## PROBLEM STATEMENT
Return the whole listing, line for line, without the pictures in it.

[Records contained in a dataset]
+--

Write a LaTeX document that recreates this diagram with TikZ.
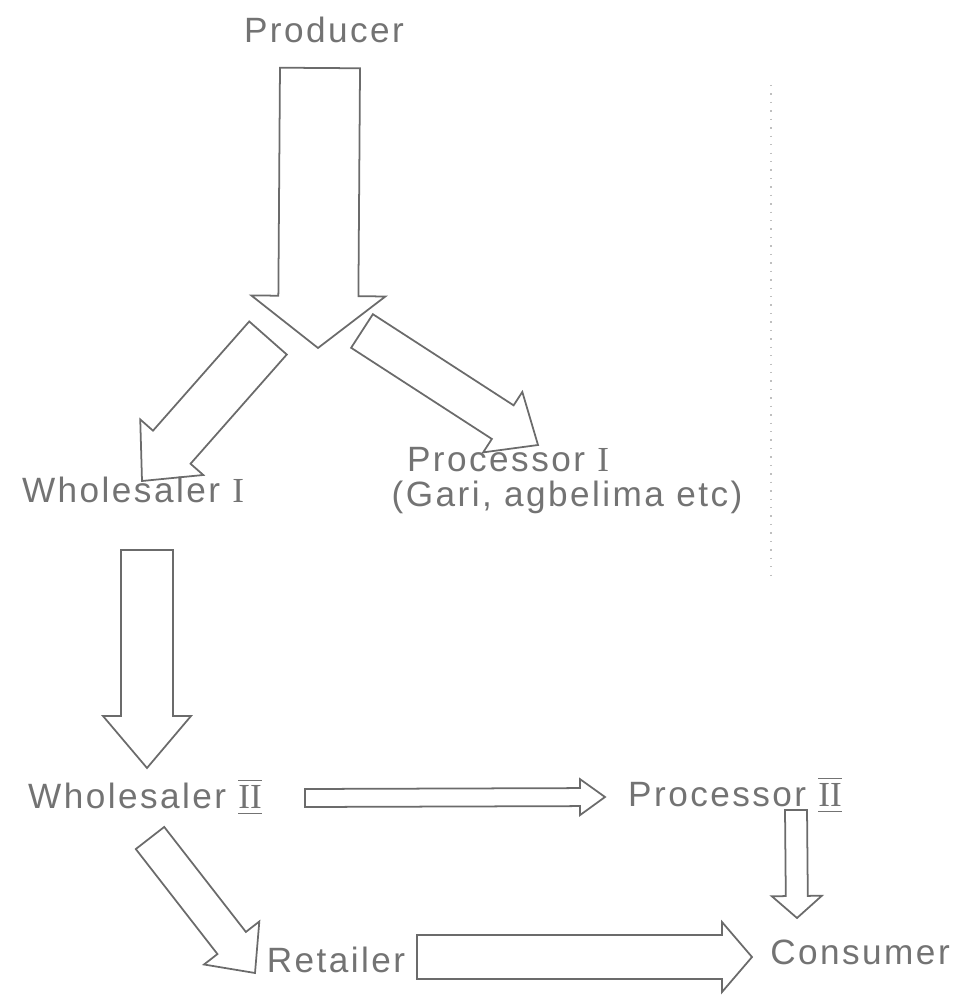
\documentclass[tikz,border=0pt]{standalone}
\usepackage{fontspec}
\setmainfont[LetterSpace=7]{Liberation Sans}
\newfontfamily\romfont{Liberation Serif}
\usepackage{tikz}
\usetikzlibrary{calc}

% hollow block arrow: start, tip, half shaft width, half head width, head length
\newcommand{\blockarrow}[5]{%
  \coordinate (neck) at ($(#2)!#5!(#1)$);
  \draw[flow] ($(#1)!#3!90:(#2)$) -- ($(neck)!#3!90:(#2)$) -- ($(neck)!#4!90:(#2)$)
    -- (#2) -- ($(neck)!#4!-90:(#2)$) -- ($(neck)!#3!-90:(#2)$) -- ($(#1)!#3!-90:(#2)$) -- cycle;
}
\newcommand{\romI}{{\romfont I}}
\newcommand{\romII}{\ensuremath{\overline{\underline{\mbox{\romfont II}}}}}

\begin{document}
\begin{tikzpicture}
[x=0.01cm, y=-0.01cm,
 every node/.style={font=\fontsize{10}{12}\selectfont, text=black!55, anchor=center, inner sep=0.5pt},
 flow/.style={draw=black!58, line width=0.5pt, line join=miter}]
\useasboundingbox (0,0) rectangle (958,1001);

% Actors
\node (prod) at (324,30) {Producer};
\node (procI) at (508,460) {Processor \romI};
\node (gari) at (567,497) {(Gari, agbelima etc)};
\node (whI) at (133,490) {Wholesaler \romI};
\node (whII) at (145,797) {Wholesaler \romII};
\node (procII) at (735,795) {Processor \romII};
\node (ret) at (336,960) {Retailer};
\node (cons) at (860,952) {Consumer};

% Arrow ends
\coordinate (a0) at (320,68);
\coordinate (a1) at (318,348);
\coordinate (b0) at (268,338);
\coordinate (b1) at (142,481);
\coordinate (c0) at (362,331);
\coordinate (c1) at (538,445);
\coordinate (d0) at (147,550);
\coordinate (d1) at (147,768);
\coordinate (e0) at (305,798);
\coordinate (e1) at (605,797);
\coordinate (f0) at (796,810);
\coordinate (f1) at (797,918);
\coordinate (g0) at (150,838);
\coordinate (g1) at (255,973);
\coordinate (h0) at (417,957);
\coordinate (h1) at (752,957);

% Flows
\blockarrow{a0}{a1}{0.40cm}{0.67cm}{0.52cm}
\blockarrow{b0}{b1}{0.25cm}{0.42cm}{0.45cm}
\blockarrow{c0}{c1}{0.20cm}{0.36cm}{0.42cm}
\blockarrow{d0}{d1}{0.26cm}{0.44cm}{0.52cm}
\blockarrow{e0}{e1}{0.09cm}{0.18cm}{0.25cm}
\blockarrow{f0}{f1}{0.11cm}{0.25cm}{0.22cm}
\blockarrow{g0}{g1}{0.18cm}{0.35cm}{0.38cm}
\blockarrow{h0}{h1}{0.22cm}{0.35cm}{0.30cm}

% fold mark of the scan
\draw[black!25, dotted] (771,85) -- (771,580);
\end{tikzpicture}
\end{document}
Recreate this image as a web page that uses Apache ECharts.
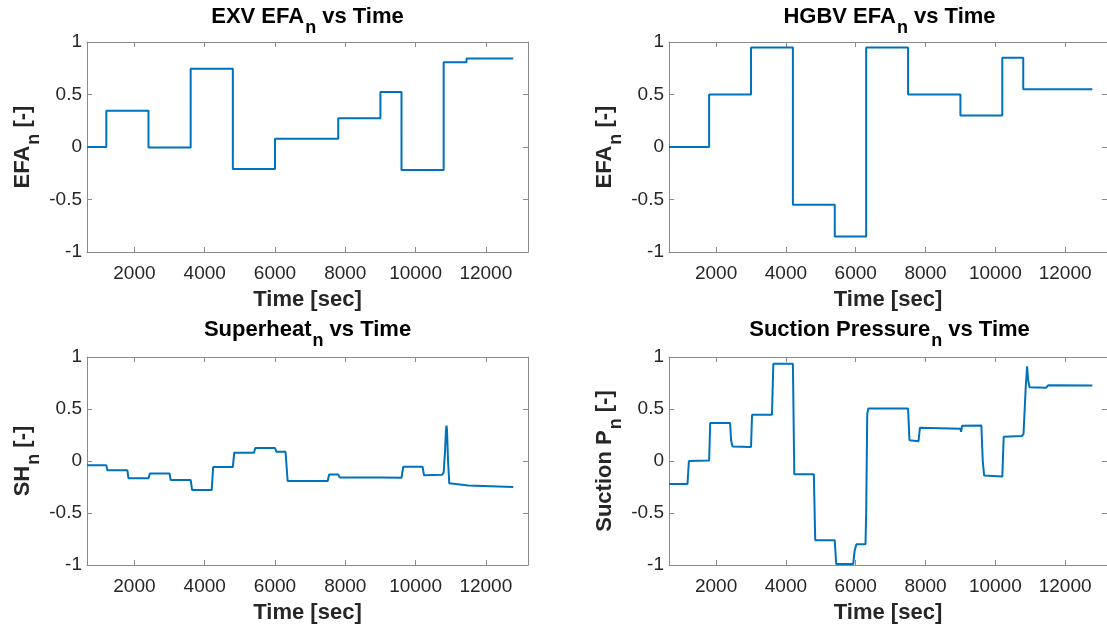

+--

## RESPONSE BELOW
Write a LaTeX document that recreates this diagram with TikZ.
\documentclass[tikz,border=0pt]{standalone}
\usepackage{fontspec}
\setmainfont[LetterSpace=7]{Liberation Sans}
\newfontfamily\romfont{Liberation Serif}
\usepackage{tikz}
\usetikzlibrary{calc}

% hollow block arrow: start, tip, half shaft width, half head width, head length
\newcommand{\blockarrow}[5]{%
  \coordinate (neck) at ($(#2)!#5!(#1)$);
  \draw[flow] ($(#1)!#3!90:(#2)$) -- ($(neck)!#3!90:(#2)$) -- ($(neck)!#4!90:(#2)$)
    -- (#2) -- ($(neck)!#4!-90:(#2)$) -- ($(neck)!#3!-90:(#2)$) -- ($(#1)!#3!-90:(#2)$) -- cycle;
}
\newcommand{\romI}{{\romfont I}}
\newcommand{\romII}{\ensuremath{\overline{\underline{\mbox{\romfont II}}}}}

\begin{document}
\begin{tikzpicture}
[x=0.01cm, y=-0.01cm,
 every node/.style={font=\fontsize{10}{12}\selectfont, text=black!55, anchor=center, inner sep=0.5pt},
 flow/.style={draw=black!58, line width=0.5pt, line join=miter}]
\useasboundingbox (0,0) rectangle (958,1001);

% Actors
\node (prod) at (324,30) {Producer};
\node (procI) at (508,460) {Processor \romI};
\node (gari) at (567,497) {(Gari, agbelima etc)};
\node (whI) at (133,490) {Wholesaler \romI};
\node (whII) at (145,797) {Wholesaler \romII};
\node (procII) at (735,795) {Processor \romII};
\node (ret) at (336,960) {Retailer};
\node (cons) at (860,952) {Consumer};

% Arrow ends
\coordinate (a0) at (320,68);
\coordinate (a1) at (318,348);
\coordinate (b0) at (268,338);
\coordinate (b1) at (142,481);
\coordinate (c0) at (362,331);
\coordinate (c1) at (538,445);
\coordinate (d0) at (147,550);
\coordinate (d1) at (147,768);
\coordinate (e0) at (305,798);
\coordinate (e1) at (605,797);
\coordinate (f0) at (796,810);
\coordinate (f1) at (797,918);
\coordinate (g0) at (150,838);
\coordinate (g1) at (255,973);
\coordinate (h0) at (417,957);
\coordinate (h1) at (752,957);

% Flows
\blockarrow{a0}{a1}{0.40cm}{0.67cm}{0.52cm}
\blockarrow{b0}{b1}{0.25cm}{0.42cm}{0.45cm}
\blockarrow{c0}{c1}{0.20cm}{0.36cm}{0.42cm}
\blockarrow{d0}{d1}{0.26cm}{0.44cm}{0.52cm}
\blockarrow{e0}{e1}{0.09cm}{0.18cm}{0.25cm}
\blockarrow{f0}{f1}{0.11cm}{0.25cm}{0.22cm}
\blockarrow{g0}{g1}{0.18cm}{0.35cm}{0.38cm}
\blockarrow{h0}{h1}{0.22cm}{0.35cm}{0.30cm}

% fold mark of the scan
\draw[black!25, dotted] (771,85) -- (771,580);
\end{tikzpicture}
\end{document}
Recreate this image as a web page that uses Apache ECharts.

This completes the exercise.